1
votes

I have a business case of Merge Multiple csv files(around 1000+ Each containing 1000 records )into Single csv using Spring batch .

Please help me provide your guidance and solutions in terms of approach and performance-wise as well.

So far, I have tried two approaches,

Approach 1.

Tasklet chunk with multiResourceItemReader to read the files from directory and FlatFileItemWriter as item writer.

Issue here is, it is very slow in processing since this is single threaded, but approach works as expected.

Approach 2: Using MultiResourcePartitioner partitioner and AsynTaskExceutor as task-executor.

Issue here is, since it is async multi-thread, data is getting overwritten/ corrupted while merging into final single file.

2
You need to show as what you have tried so far or according to you what you think can be a better approach as per your knowledge of Spring Batch framework? This will help to get better answers. - Sabir Khan
updated with solutions tried from my side. @SabirKhan - Sada Shiv Dash
Are you doing any processing on source csv records ( like filtering etc ) or is it a simpl file merge with all headers being common ? - Sabir Khan
@SabirKhan - No filtering, it is simple files merge into one file with all common headers - Sada Shiv Dash
Since there is no filtering/processing and all files have the same structure, then Approach 1 should be ok (even if single threaded). What do you mean by slow, can you give some numbers? Have you tried different values for the commit-interval? That said, do you really need Spring Batch for such a simple task? Something like cat *.csv >> all.csv or equivalent should do the trick (and should be faster). - Mahmoud Ben Hassine

2 Answers

0
votes

You can wrap your FlatFileItemWriter in AsyncItemWriter and use along with AsyncItemProcessor. This will not corrupt your data and increase the performance as processing and writing will be through several threads.

@Bean
    public AsyncItemWriter asyncItemWriter() throws Exception {
        AsyncItemWriter<Customer> asyncItemWriter = new AsyncItemWriter<>();

        asyncItemWriter.setDelegate(flatFileItemWriter);
        asyncItemWriter.afterPropertiesSet();

        return asyncItemWriter;
    }

@Bean
    public AsyncItemProcessor asyncItemProcessor() throws Exception {
        AsyncItemProcessor<Customer, Customer> asyncItemProcessor = new AsyncItemProcessor();

        asyncItemProcessor.setDelegate(itemProcessor());
        asyncItemProcessor.setTaskExecutor(threadPoolTaskExecutor());
        asyncItemProcessor.afterPropertiesSet();

        return asyncItemProcessor;
    }

@Bean
    public TaskExecutor threadPoolTaskExecutor() {

        ThreadPoolTaskExecutor executor = new ThreadPoolTaskExecutor();
        executor.setCorePoolSize(10);
        executor.setMaxPoolSize(10);
        executor.setThreadNamePrefix("default_task_executor_thread");
        executor.initialize();
        return executor;

    }
0
votes

Since your headers are common between your source and destination files, I wouldn't recommend using Spring Batch provided readers to convert lines into specific beans since column level information is not needed & csv being a text format , you can go ahead only with line level info without breaking it at field level.
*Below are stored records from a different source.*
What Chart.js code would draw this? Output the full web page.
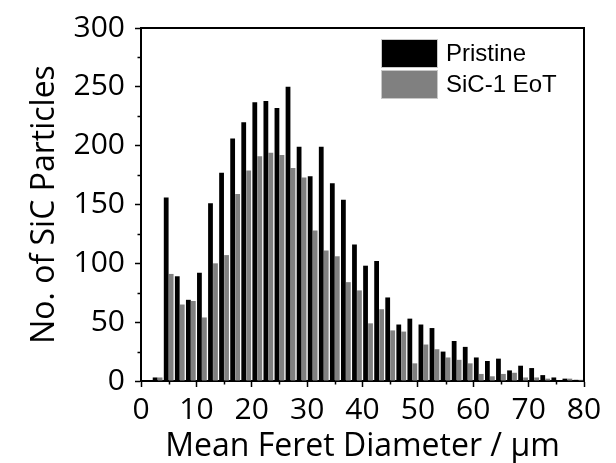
<!DOCTYPE html>
<html>
<head>
<meta charset="utf-8">
<script src="https://cdn.jsdelivr.net/npm/chart.js@4/dist/chart.umd.min.js"></script>
<style>
  body { margin: 0; background: #fff; }
  #wrap { width: 616px; height: 463px; }
</style>
</head>
<body>
<div id="wrap"><canvas id="hist"></canvas></div>
<script>
// bin centres (2 µm bins)
const binCentres = [3, 5, 7, 9, 11, 13, 15, 17, 19, 21, 23, 25, 27, 29, 31, 33, 35, 37, 39,
    41, 43, 45, 47, 49, 51, 53, 55, 57, 59, 61, 63, 65, 67, 69, 71, 73, 75, 77, 79];

// particle counts per bin
const pristine = [3, 156, 89, 69, 92, 151, 177, 206, 220, 237, 238, 232, 250, 199, 174, 199, 168, 154, 116,
    98, 102, 71, 48, 53, 48, 45, 25, 34, 29, 20, 17, 19, 9, 13, 11, 5, 3, 2, 1];
const sic1EoT = [3, 91, 65, 68, 54, 100, 107, 159, 179, 191, 194, 192, 181, 173, 128, 111, 106, 84, 77,
    49, 61, 43, 42, 15, 31, 27, 20, 18, 15, 6, 4, 6, 7, 3, 3, 2, 0, 2, 1];

const xTicks = [0, 10, 20, 30, 40, 50, 60, 70, 80];
const yTicks = [0, 50, 100, 150, 200, 250, 300];

const seriesNames = ['Pristine', 'SiC-1 EoT'];
const seriesColors = ['#000000', '#808080'];

const toPoints = arr => arr.map((v, i) => ({ x: binCentres[i], y: v }));

// minor ticks, top/right frame and the legend box
const framePlugin = {
    id: 'frame',
    afterDraw(chart) {
        const ctx = chart.ctx;
        const a = chart.chartArea;
        const xs = chart.scales.x, ys = chart.scales.y;
        ctx.save();
        ctx.strokeStyle = '#000';
        ctx.lineWidth = 2;
        ctx.beginPath();
        ctx.moveTo(a.left, a.top);
        ctx.lineTo(a.right, a.top);
        ctx.lineTo(a.right, a.bottom);
        ctx.stroke();

        ctx.lineWidth = 1.5;
        ctx.beginPath();
        for (let v = 25; v < 300; v += 50) {
            const y = Math.round(ys.getPixelForValue(v)) + 0.5;
            ctx.moveTo(a.left - 3.5, y);
            ctx.lineTo(a.left, y);
        }
        for (let v = 5; v < 80; v += 10) {
            const x = Math.round(xs.getPixelForValue(v)) + 0.5;
            ctx.moveTo(x, a.bottom);
            ctx.lineTo(x, a.bottom + 3.5);
        }
        ctx.stroke();

        // legend
        ctx.font = '24px "Liberation Sans", Arial, sans-serif';
        ctx.textBaseline = 'middle';
        ctx.textAlign = 'left';
        const boxTops = [40, 71];
        for (let i = 0; i < seriesNames.length; i++) {
            ctx.fillStyle = seriesColors[i];
            ctx.fillRect(382, boxTops[i], 55, 27);
            ctx.strokeStyle = '#c8c8c8';
            ctx.lineWidth = 1;
            ctx.strokeRect(381.5, boxTops[i] - 0.5, 56, 28);
            ctx.fillStyle = '#000';
            ctx.fillText(seriesNames[i], 446, boxTops[i] + 14);
        }
        ctx.restore();
    }
};

const tickFont = { family: '"Open Sans", "Noto Sans", sans-serif', size: 30 };
const titleFont = { family: '"Open Sans", "Noto Sans", sans-serif', size: 32, lineHeight: 1 };

new Chart(document.getElementById('hist'), {
    type: 'bar',
    data: {
        datasets: [
            { label: seriesNames[0], data: toPoints(pristine), backgroundColor: seriesColors[0] },
            { label: seriesNames[1], data: toPoints(sic1EoT), backgroundColor: seriesColors[1] }
        ]
    },
    options: {
        responsive: true,
        maintainAspectRatio: false,
        animation: false,
        devicePixelRatio: 1,
        layout: { padding: { top: 23, right: 32, left: 0, bottom: 0 } },
        datasets: {
            bar: {
                categoryPercentage: 0.9,
                barPercentage: 0.96,
                borderWidth: 0
            }
        },
        plugins: {
            legend: { display: false },
            tooltip: { enabled: false }
        },
        scales: {
            x: {
                type: 'linear',
                min: 0,
                max: 80,
                offset: false,
                afterFit: s => { s.height = 82; },
                afterBuildTicks: s => { s.ticks = xTicks.map(v => ({ value: v })); },
                grid: { drawOnChartArea: false, offset: false, tickLength: 6, tickWidth: 1.5, tickColor: '#000' },
                border: { color: '#000', width: 2 },
                ticks: { color: '#000', font: tickFont, padding: 5, maxRotation: 0 },
                title: { display: true, text: 'Mean Feret Diameter / µm', color: '#000', font: titleFont, padding: { top: 0, bottom: 0 } }
            },
            y: {
                min: 0,
                max: 300,
                afterFit: s => { s.width = 141; },
                afterBuildTicks: s => { s.ticks = yTicks.map(v => ({ value: v })); },
                grid: { drawOnChartArea: false, tickLength: 6, tickWidth: 1.5, tickColor: '#000' },
                border: { color: '#000', width: 2 },
                ticks: { color: '#000', font: tickFont, padding: 10 },
                title: { display: true, text: 'No. of SiC Particles', color: '#000', font: titleFont, padding: { top: 29, bottom: 0 } }
            }
        }
    },
    plugins: [framePlugin]
});
</script>
</body>
</html>
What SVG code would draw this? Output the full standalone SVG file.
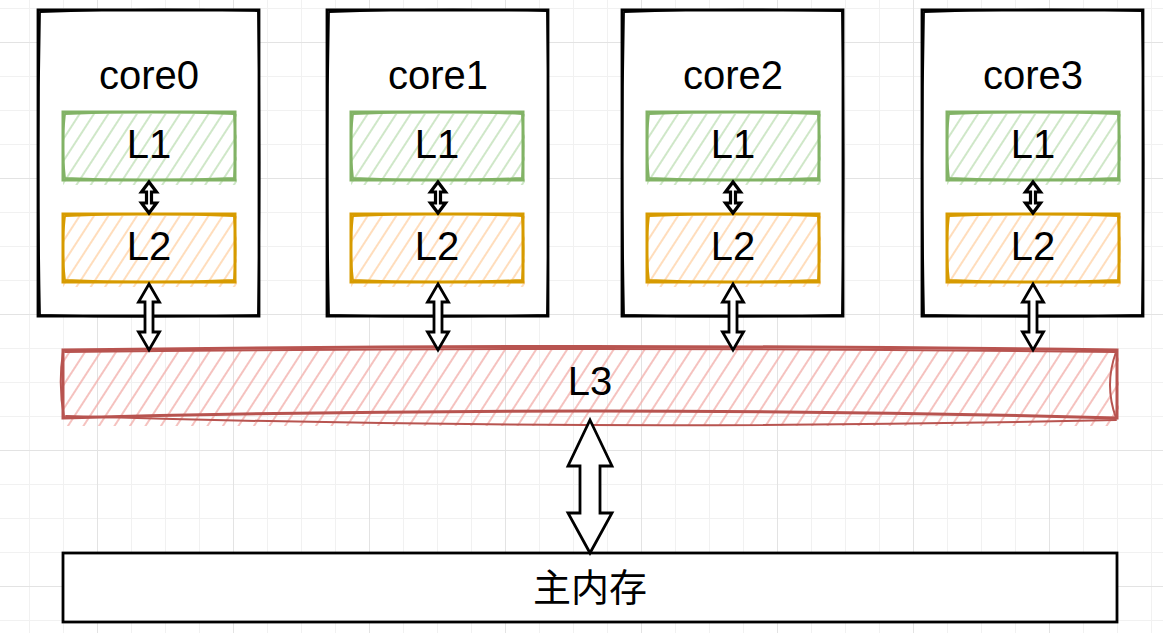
<svg xmlns="http://www.w3.org/2000/svg" xmlns:xlink="http://www.w3.org/1999/xlink" width="1163" height="633" viewBox="0 0 1163 633">
<style>
.txt{font-family:"Liberation Sans",Arial,sans-serif;font-size:40px;text-anchor:middle;fill:#000}
.cjk{font-family:"Liberation Sans","Noto Sans CJK SC",sans-serif;font-size:38px;text-anchor:middle;fill:#000}
.core-a{fill:#fff;stroke:#000;stroke-width:2.8}
.core-b{fill:none;stroke:#000;stroke-width:1.8;stroke-linecap:round}
.g-a{fill:none;stroke:#82b366;stroke-width:3}
.g-b{fill:none;stroke:#82b366;stroke-width:1.8;stroke-linecap:round}
.o-a{fill:none;stroke:#d79b00;stroke-width:3}
.o-b{fill:none;stroke:#d79b00;stroke-width:1.8;stroke-linecap:round}
.r-a{fill:none;stroke:#b85450;stroke-width:3;stroke-linecap:round}
.r-b{fill:none;stroke:#b85450;stroke-width:2;stroke-linecap:round}
.arr{fill:#fff;stroke:#000;stroke-width:2.8;stroke-linejoin:miter}
.arr-s{fill:#fff;stroke:#000;stroke-width:3.2;stroke-linejoin:miter}
</style>
<defs>
<pattern id="grid" width="136" height="136" patternUnits="userSpaceOnUse" x="97" y="42">
<path d="M34.5,0V136M68.5,0V136M102.5,0V136M0,34.5H136M0,68.5H136M0,102.5H136" stroke="#f1f1f1" stroke-width="1" fill="none"/>
<path d="M0.5,0V136M0,0.5H136" stroke="#e3e3e3" stroke-width="1" fill="none"/>
</pattern>
<pattern id="hg" width="12" height="12" patternUnits="userSpaceOnUse" patternTransform="rotate(33)">
<line x1="3" y1="0" x2="3" y2="12" stroke="#bfdfb6" stroke-width="1.5"/>
</pattern>
<pattern id="ho" width="12" height="12" patternUnits="userSpaceOnUse" patternTransform="rotate(33)">
<line x1="3" y1="0" x2="3" y2="12" stroke="#ffd2a6" stroke-width="1.5"/>
</pattern>
<pattern id="hr" width="13" height="13" patternUnits="userSpaceOnUse" patternTransform="rotate(33)">
<line x1="3" y1="0" x2="3" y2="13" stroke="#f2aeaa" stroke-width="1.5"/>
</pattern>
<g id="coreShape">
<path class="core-a" d="M0,0H221V306H0Z"/>
<path class="core-b" d="M2,2Q110,-2 220,1Q223,150 220,305Q110,308 2,305Q-1,150 2,2"/>
</g>
<g id="l1Shape">
<rect x="0" y="2" width="174" height="71" fill="url(#hg)"/>
<path class="g-a" d="M0,0H172V68H0Z"/>
<path class="g-b" d="M2,2Q86,-2 171,2Q174,34 171,66Q86,70 2,66Q-2,34 2,2"/>
</g>
<g id="l2Shape">
<rect x="0" y="2" width="174" height="71" fill="url(#ho)"/>
<path class="o-a" d="M0,0H172V68H0Z"/>
<path class="o-b" d="M2,2Q86,-2 171,2Q174,34 171,66Q86,70 2,66Q-2,34 2,2"/>
</g>
</defs>
<rect width="1163" height="633" fill="#fff"/>
<rect width="1163" height="633" fill="url(#grid)"/>

<g id="L3">
<rect x="63" y="350" width="1056" height="76" fill="url(#hr)"/>
<path class="r-a" d="M63,350Q590,343 1117,350L1117,418Q590,404 63,418Z"/>
<path class="r-b" d="M65,352Q590,346 1116,352M66,416Q590,432 1116,420M63,352Q58,385 64,417M1116,352Q1104,385 1116,418"/>
<text class="txt" x="590" y="395">L3</text>
</g>

<g id="mainmem">
<rect x="63" y="553" width="1054" height="69" fill="#fff" stroke="#000" stroke-width="2.8"/>
<text class="cjk" x="590" y="601">主内存</text>
</g>

<g id="core0" transform="translate(38,10)">
<use xlink:href="#coreShape"/>
<text class="txt" x="111" y="79">core0</text>
<g id="core0-L1" transform="translate(25,102)"><use xlink:href="#l1Shape"/><text class="txt" x="86" y="46">L1</text></g>
<g id="core0-L2" transform="translate(25,204)"><use xlink:href="#l2Shape"/><text class="txt" x="86" y="46">L2</text></g>
</g>
<g id="core1" transform="translate(327,10)">
<use xlink:href="#coreShape"/>
<text class="txt" x="111" y="79">core1</text>
<g id="core1-L1" transform="translate(24,102)"><use xlink:href="#l1Shape"/><text class="txt" x="86" y="46">L1</text></g>
<g id="core1-L2" transform="translate(24,204)"><use xlink:href="#l2Shape"/><text class="txt" x="86" y="46">L2</text></g>
</g>
<g id="core2" transform="translate(622,10)">
<use xlink:href="#coreShape"/>
<text class="txt" x="111" y="79">core2</text>
<g id="core2-L1" transform="translate(25,102)"><use xlink:href="#l1Shape"/><text class="txt" x="86" y="46">L1</text></g>
<g id="core2-L2" transform="translate(25,204)"><use xlink:href="#l2Shape"/><text class="txt" x="86" y="46">L2</text></g>
</g>
<g id="core3" transform="translate(922,10)">
<use xlink:href="#coreShape"/>
<text class="txt" x="111" y="79">core3</text>
<g id="core3-L1" transform="translate(25,102)"><use xlink:href="#l1Shape"/><text class="txt" x="86" y="46">L1</text></g>
<g id="core3-L2" transform="translate(25,204)"><use xlink:href="#l2Shape"/><text class="txt" x="86" y="46">L2</text></g>
</g>

<g id="connectors">
<polygon class="arr-s" points="149,182 156.5,192 151.5,192 151.5,203 156.5,203 149,213 141.5,203 146.5,203 146.5,192 141.5,192"/>
<polygon class="arr-s" points="438,182 445.5,192 440.5,192 440.5,203 445.5,203 438,213 430.5,203 435.5,203 435.5,192 430.5,192"/>
<polygon class="arr-s" points="733,182 740.5,192 735.5,192 735.5,203 740.5,203 733,213 725.5,203 730.5,203 730.5,192 725.5,192"/>
<polygon class="arr-s" points="1033,182 1040.5,192 1035.5,192 1035.5,203 1040.5,203 1033,213 1025.5,203 1030.5,203 1030.5,192 1025.5,192"/>
<polygon class="arr" points="149,284 159.5,302 153,302 153,332 159.5,332 149,350 138.5,332 145,332 145,302 138.5,302"/>
<polygon class="arr" points="438,284 448.5,302 442,302 442,332 448.5,332 438,350 427.5,332 434,332 434,302 427.5,302"/>
<polygon class="arr" points="733,284 743.5,302 737,302 737,332 743.5,332 733,350 722.5,332 729,332 729,302 722.5,302"/>
<polygon class="arr" points="1033,284 1043.5,302 1037,302 1037,332 1043.5,332 1033,350 1022.5,332 1029,332 1029,302 1022.5,302"/>
<polygon class="arr" points="590,420 612,466 600,466 600,513 612,513 590,553 568,513 580,513 580,466 568,466"/>
</g>
</svg>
Also, partitioning per file is going to be a very slow ( if you have those many files ) & you should try by first fixing your number of partitions ( like 10 or 20 ) and try grouping your files into those many partitions. Secondly file writing being a disk based operation & not CPU based, multi threading won't be useful.

What I suggest instead is to write your custom reader & writer in plain Java on the lines as suggested in this answer where your reader will return a List<String> and writer will get List<List<String>> & that you can write to file.

If you have enough memory to hold lines from all files in one go then you can read all files in one go & keep returning chunk_size or you can keep reading small set of files to reach chunk size limit should be good enough. Your reader will return null when no more files to read.